SET EXERCISE ::
In the material below, please retype the lines from the very first through the one with "import * as d3 from 'd3';", exactly and without pictures.

DATA BLOCK ::

§ §

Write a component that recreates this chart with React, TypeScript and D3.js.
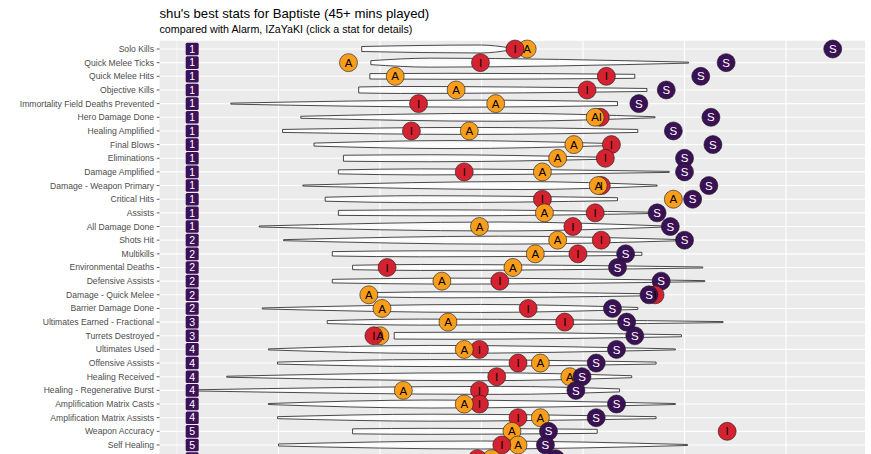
import React from 'react';
import * as d3 from 'd3';

// ---------- data ----------
const categories = [
  'Solo Kills', 'Quick Melee Ticks', 'Quick Melee Hits', 'Objective Kills',
  'Immortality Field Deaths Prevented', 'Hero Damage Done', 'Healing Amplified',
  'Final Blows', 'Eliminations', 'Damage Amplified', 'Damage - Weapon Primary',
  'Critical Hits', 'Assists', 'All Damage Done', 'Shots Hit', 'Multikills',
  'Environmental Deaths', 'Defensive Assists', 'Damage - Quick Melee',
  'Barrier Damage Done', 'Ultimates Earned - Fractional', 'Turrets Destroyed',
  'Ultimates Used', 'Offensive Assists', 'Healing Received',
  'Healing - Regenerative Burst', 'Amplification Matrix Casts',
  'Amplification Matrix Assists', 'Weapon Accuracy', 'Self Healing', 'Healing Done',
];
const ranks = [1,1,1,1,1,1,1,1,1,1,1,1,1,1,2,2,2,2,2,2,3,3,4,4,4,4,4,4,5,5,5];

// standardized values (z-scores) per player
const shuValues = [3.46,2.41,2.16,1.82,1.55,2.26,1.89,2.28,2.00,2.00,2.24,2.08,1.73,1.86,2.00,1.42,1.34,1.77,1.65,1.29,1.43,1.51,1.33,1.13,0.99,0.93,1.33,1.13,0.66,0.63,0.73];
const alarmValues = [0.45,-1.31,-0.85,-0.25,0.14,1.12,-0.12,0.91,0.75,0.60,1.15,1.89,0.62,-0.02,0.75,0.53,0.31,-0.39,-1.11,-0.98,-0.33,-1.00,-0.17,0.58,0.87,-0.77,-0.17,0.58,0.30,0.36,0.10];
const izaValues = [0.33,-0.01,1.23,1.04,-0.62,1.17,-0.69,1.28,1.22,-0.17,1.18,0.60,1.12,0.90,1.18,0.95,-0.93,0.18,1.71,0.46,0.82,-1.06,-0.02,0.36,0.15,-0.02,-0.02,0.36,2.42,0.20,-0.04];

// violin outlines: extent, densest point and relative densities
const violinLo = [-1.18,-1.09,-1.10,-1.21,-2.47,-1.78,-1.96,-1.65,-1.36,-1.41,-1.76,-1.54,-1.41,-2.19,-1.95,-1.47,-1.27,-1.47,-1.05,-2.16,-1.52,-0.86,-2.10,-2.01,-2.51,-2.87,-2.10,-2.01,-1.27,-2.00,-1.50];
const violinPeak = [-0.01,-0.50,-0.31,-0.80,-0.11,0.19,-0.11,-0.31,-0.50,-0.60,0.38,-0.60,-0.31,0.19,0.19,-0.60,-0.60,-0.31,-0.31,-0.01,-0.60,-0.31,-0.50,-0.50,-0.01,0.19,-0.50,-0.50,-0.50,-0.01,0.00];
const violinHi = [0.29,2.04,1.51,1.63,1.34,1.71,1.54,1.29,1.20,1.85,1.73,1.34,1.76,1.81,1.98,1.58,2.18,2.20,1.65,1.54,2.38,1.97,1.91,1.72,1.48,1.36,1.91,1.72,1.14,2.03,1.50];
const densityLo = [0.25,0.2,0.27,0.3,0.05,0.1,0.15,0.15,0.3,0.2,0.05,0.2,0.25,0.05,0.05,0.22,0.22,0.18,0.22,0.05,0.15,0.33,0.05,0.1,0.05,0.05,0.05,0.1,0.25,0.1,0.2];
const densityPeak = [0.4,0.45,0.3,0.35,0.35,0.4,0.35,0.4,0.35,0.3,0.4,0.35,0.3,0.45,0.4,0.3,0.3,0.3,0.3,0.4,0.3,0.35,0.4,0.35,0.4,0.4,0.4,0.35,0.3,0.4,0.35];
const densityHi = [0.1,0.05,0.2,0.15,0.2,0.05,0.15,0.1,0.1,0.05,0.05,0.15,0.05,0.05,0.05,0.15,0.05,0.05,0.1,0.1,0.05,0.1,0.05,0.1,0.1,0.15,0.05,0.1,0.2,0.05,0.1];

const xTicks = [-3, -2, -1, 0, 1, 2, 3];
const rankX = -2.85;

const title = "shu's best stats for Baptiste (45+ mins played)";
const subtitle = 'compared with Alarm, IZaYaKI (click a stat for details)';

const players = [
  { key: 'I', values: izaValues, fill: '#D52230', text: '#000000' },
  { key: 'A', values: alarmValues, fill: '#F99D1D', text: '#000000' },
  { key: 'S', values: shuValues, fill: '#3A1155', text: '#FFFFFF' },
];

const FONT = '"Liberation Sans", Arial, Helvetica, sans-serif';

export default function App() {
  React.useEffect(() => {
    document.body.style.margin = '0';
    document.body.style.overflow = 'hidden';
  }, []);

  const W = 871, H = 454;
  const left = 159.5, right = 865;
  const x = d3.scaleLinear().domain([-3.172, 3.778]).range([left, right]);
  const y = d3.scalePoint<string>().domain(categories).range([49, 49 + 30 * 13.655]);
  const step = y.step();
  const top = 49 - 0.6 * step;
  const K = 10; // px per density unit
  const R = 9;

  const violins = categories.map((c, i) => {
    const cy = y(c)!;
    const pts: [number, number][] = [
      [violinLo[i], densityLo[i]],
      [violinPeak[i], densityPeak[i]],
      [violinHi[i], densityHi[i]],
    ];
    const area = d3.area<[number, number]>()
      .x(d => x(d[0]))
      .y0(d => cy - d[1] * K)
      .y1(d => cy + d[1] * K)
      .curve(d3.curveMonotoneX);
    return area(pts) as string;
  });

  // comparison players: larger value first (smaller drawn on top), shu last
  const marks: { cx: number; cy: number; p: typeof players[number] }[] = [];
  categories.forEach((c, i) => {
    const cy = y(c)!;
    const others = [players[0], players[1]].slice().sort((a, b) => b.values[i] - a.values[i]);
    others.forEach(p => marks.push({ cx: x(p.values[i]), cy, p }));
    marks.push({ cx: x(players[2].values[i]), cy, p: players[2] });
  });

  return (
    <div style={{ position: 'absolute', left: 0, top: 0 }}>
      <svg width={W} height={H} style={{ display: 'block', fontFamily: FONT }}>
        <rect x={0} y={0} width={W} height={H} fill="#FFFFFF" />
        <text x={left} y={17.5} fontSize={13.2} fill="#000">{title}</text>
        <text x={left} y={33} fontSize={10.7} fill="#000">{subtitle}</text>

        <rect x={left} y={top} width={right - left} height={H - top + 20} fill="#EBEBEB" />
        {categories.map(c => (
          <line key={'hg' + c} x1={left} x2={right} y1={y(c)} y2={y(c)} stroke="#FFFFFF" strokeWidth={1.1} />
        ))}
        {xTicks.map(t => (
          <line key={'vg' + t} x1={x(t)} x2={x(t)} y1={top} y2={H + 20} stroke="#FFFFFF" strokeWidth={t === -3 ? 0.6 : 1.1} />
        ))}

        {violins.map((d, i) => (
          <path key={'v' + i} d={d} fill="#FFFFFF" fillOpacity={0.75} stroke="#2A2A2A" strokeWidth={0.85} />
        ))}

        {categories.map((c, i) => (
          <g key={'r' + c}>
            <rect x={x(rankX) - 6.5} y={y(c)! - 6.3} width={13} height={12.6} rx={1.5} fill="#3D1158" />
            <text x={x(rankX)} y={y(c)!} dy="0.36em" textAnchor="middle" fontSize={10.5} fill="#FFFFFF">{ranks[i]}</text>
          </g>
        ))}

        {marks.map((m, k) => (
          <circle key={'c' + k} cx={m.cx} cy={m.cy} r={R} fill={m.p.fill} stroke="#1A1A1A" strokeWidth={0.6} />
        ))}
        {marks.map((m, k) => (
          <text key={'t' + k} x={m.cx} y={m.cy} dy="0.36em" textAnchor="middle" fontSize={11.5} fill={m.p.text}>{m.p.key}</text>
        ))}

        {categories.map(c => (
          <g key={'yl' + c}>
            <line x1={left - 2.8} x2={left} y1={y(c)} y2={y(c)} stroke="#333333" strokeWidth={0.8} />
            <text x={left - 5.5} y={y(c)} dy="0.35em" textAnchor="end" fontSize={8.6} fill="#4D4D4D">{c}</text>
          </g>
        ))}
      </svg>
    </div>
  );
}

§ §

SOLUTION FOR THIS PROBLEM ::
Write a component that recreates this chart with React, TypeScript and D3.js.
import React from 'react';
import * as d3 from 'd3';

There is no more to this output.